Like many a market in the Caribbean, this is where you make friends for life. There's always much hugging, kissing and requests for report on what gine-on outside Barbados. Even the butchers get into the action scurrying from air-conditioned booth to booth (Yes, there are clean air-conditioned booths), removing tenderloins from cow or pig, understanding my love for market prices. Why would I want to pay US$15 upwards a pound for these choice pieces when I can buy same (better tasting too 'cause is fresh and ours), for US$3 a pound, eh? By the way, all that food I just talked about including the drinks for two cost me all of US$15. So if you come to the land of the flying fish and miss out on Cheapside Market and its food court, crapaud smoke your pipe!

DOWN DOVER SIDE

Friday night on the Dover side of St. Lawrence Gap is hot at Scotty's - a sort of mini-mart cum-deli-cum-liming spot for locals and visitors. Beastly-cold Banks beers, rums with chasers, good food choices from the buffet at market and rum-shop prices, had a bunch of us friends gathered under the starry night, shoulder to shoulder with old and new faces.

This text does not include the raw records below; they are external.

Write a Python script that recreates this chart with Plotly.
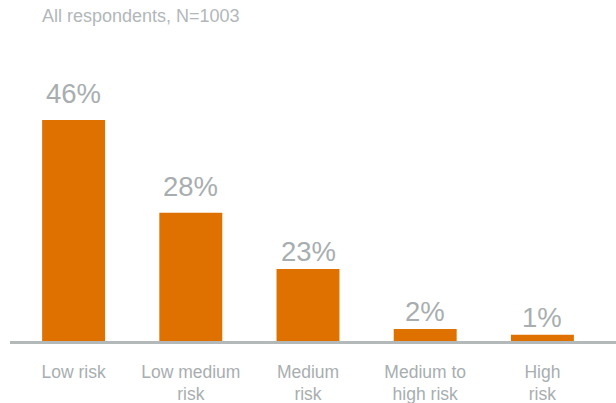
import plotly.graph_objects as go

# ---- data ----
categories = ["Low risk", "Low medium<br>risk", "Medium<br>risk", "Medium to<br>high risk", "High<br>risk"]
share_labels = ["46%", "28%", "23%", "2%", "1%"]
# bar lengths (relative to the 46% bar)
bar_values = [46, 26.7, 15.0, 2.5, 1.3]
subtitle = "All respondents, N=1003"

# ---- style ----
W, H = 616, 403
ml, mr, mt, mb = 15, 15, 60, 62
plot_h = H - mt - mb
orange = "#DF7100"
grey_text = "#A8AEB0"
grey_sub = "#B2B7B9"
line_grey = "#B3B8B8"
font_family = "Liberation Sans, Arial, Helvetica, sans-serif"
label_shift = [9, 9, 0, 0, 0]

fig = go.Figure()
fig.add_trace(go.Bar(
    x=categories, y=bar_values,
    marker=dict(color=orange, line=dict(width=0)),
    hoverinfo="skip",
))

for c, v, t, s in zip(categories, bar_values, share_labels, label_shift):
    fig.add_annotation(
        x=c, y=v, text=t, showarrow=False,
        xanchor="center", yanchor="bottom", yshift=s,
        font=dict(family=font_family, size=27.5, color=grey_text),
    )

# baseline
fig.add_shape(
    type="line", xref="paper", yref="paper",
    x0=(10 - ml) / (W - ml - mr), x1=(W + 5 - ml) / (W - ml - mr),
    y0=-1.5 / plot_h, y1=-1.5 / plot_h,
    line=dict(color=line_grey, width=3),
)

fig.update_layout(
    width=W, height=H,
    margin=dict(l=ml, r=mr, t=mt, b=mb, autoexpand=False),
    paper_bgcolor="white", plot_bgcolor="white",
    bargap=0.463,
    showlegend=False,
    title=dict(
        text=subtitle, xref="container", yref="container",
        x=42 / W, xanchor="left", y=1 - 9 / H, yanchor="top",
        font=dict(family=font_family, size=18, color=grey_sub),
    ),
    xaxis=dict(
        showgrid=False, zeroline=False, showline=False, ticks="",
        tickfont=dict(family=font_family, size=17.5, color=grey_text),
        ticklabelstandoff=18, automargin=False,
    ),
    yaxis=dict(
        range=[0, 46 * plot_h / 221], showgrid=False, zeroline=False,
        showline=False, showticklabels=False, ticks="", automargin=False,
    ),
)

fig.write_html("out.html")
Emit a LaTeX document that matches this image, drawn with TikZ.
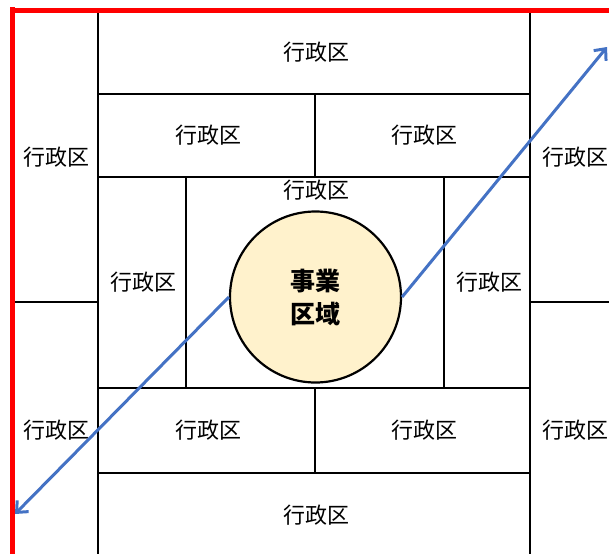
\documentclass[tikz,border=0pt]{standalone}
\usepackage{fontspec}
\setmainfont{Noto Sans CJK JP}
\usetikzlibrary{arrows.meta}
\definecolor{arrowblue}{HTML}{4472C4}
\definecolor{circfill}{HTML}{FFF2CC}
\tikzset{
  wall/.style={line width=2.8pt,black},
  redwall/.style={line width=5pt,red},
  lbl/.style={font=\fontsize{22}{26}\selectfont,inner sep=0pt},
  span/.style={line width=3pt,arrowblue,-{Straight Barb[length=9pt,width=16pt,line width=3pt]}},
  site/.style={circle,draw=black,line width=2.2pt,fill=circfill,minimum size=171pt,inner sep=0pt,align=center,font=\fontsize{25}{33}\selectfont\bfseries}
}
\begin{document}
\begin{tikzpicture}[x=1pt,y=-1pt]
\useasboundingbox (0,0) rectangle (609,554);
% black grid
\draw[wall] (98,10) -- (98,554);
\draw[wall] (530,10) -- (530,554);
\draw[wall] (12,302) -- (98,302);
\draw[wall] (530,302) -- (609,302);
\draw[wall] (98,94) -- (530,94);
\draw[wall] (98,177) -- (530,177);
\draw[wall] (98,388) -- (530,388);
\draw[wall] (98,473) -- (530,473);
\draw[wall] (315,94) -- (315,177);
\draw[wall] (315,388) -- (315,473);
\draw[wall] (186,177) -- (186,388);
\draw[wall] (444,177) -- (444,388);
% red boundary
\draw[redwall] (12.5,7) -- (12.5,554);
\draw[redwall] (10,10.5) -- (609,10.5);
% labels
\node[lbl] (t1) at (316,52) {行政区};
\node[lbl] (t2a) at (208,135) {行政区};
\node[lbl] (t2b) at (424,135) {行政区};
\node[lbl] (mid) at (316,190) {行政区};
\node[lbl] (ml) at (143,282) {行政区};
\node[lbl] (mr) at (489,282) {行政区};
\node[lbl] (b2a) at (208,430) {行政区};
\node[lbl] (b2b) at (424,430) {行政区};
\node[lbl] (b1) at (316,515) {行政区};
\node[lbl] (l1) at (56,157) {行政区};
\node[lbl] (l2) at (56,430) {行政区};
\node[lbl] (r1) at (575,157) {行政区};
\node[lbl] (r2) at (575,430) {行政区};
% site
\node[site] (site) at (315.5,297) {事業\\区域};
% arrows
\coordinate (pa) at (15,514);
\coordinate (pb) at (607,47);
\draw[span] (site.west) -- (pa);
\draw[span] (site.east) -- (pb);
\end{tikzpicture}
\end{document}
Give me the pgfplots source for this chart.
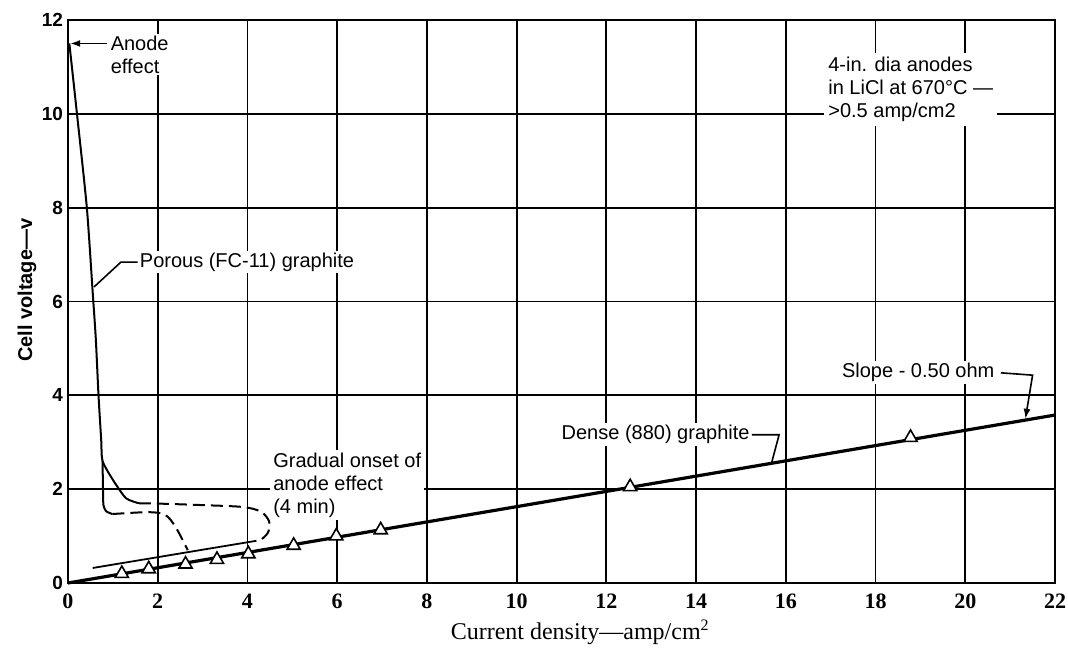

The group includes: Loretta, chef Robert Oliver, Gracie, Peter and Doris from Germany and the local character Ivan vociferously spewing out foolishness amidst peals of laughter. Background steel-pan sounding sweet, mucho-mucho drinks imbibed by the ever-growing crowd were the order of the night before moving on to the best university of life in Barbados - Braddie's Rum Shop. Karaoke blaring, would-be 'Barbados Idols' belting out sounds, dancing the old-time way (this means touching and keeping in step to the music), shouts for Braddy's drinks or fried chicken livers ended an evening of pure unadulterated great entertainment that did not hurt the pocket at all. One last drink at Nelson's Arms Too on the way home in Worthing made my Friday night, for the first time in months, a non-working pleasure.

Karma, the Indian philosophy of getting back what you give out, is a serious state not to be fooled with. May 2007 help us to understand this.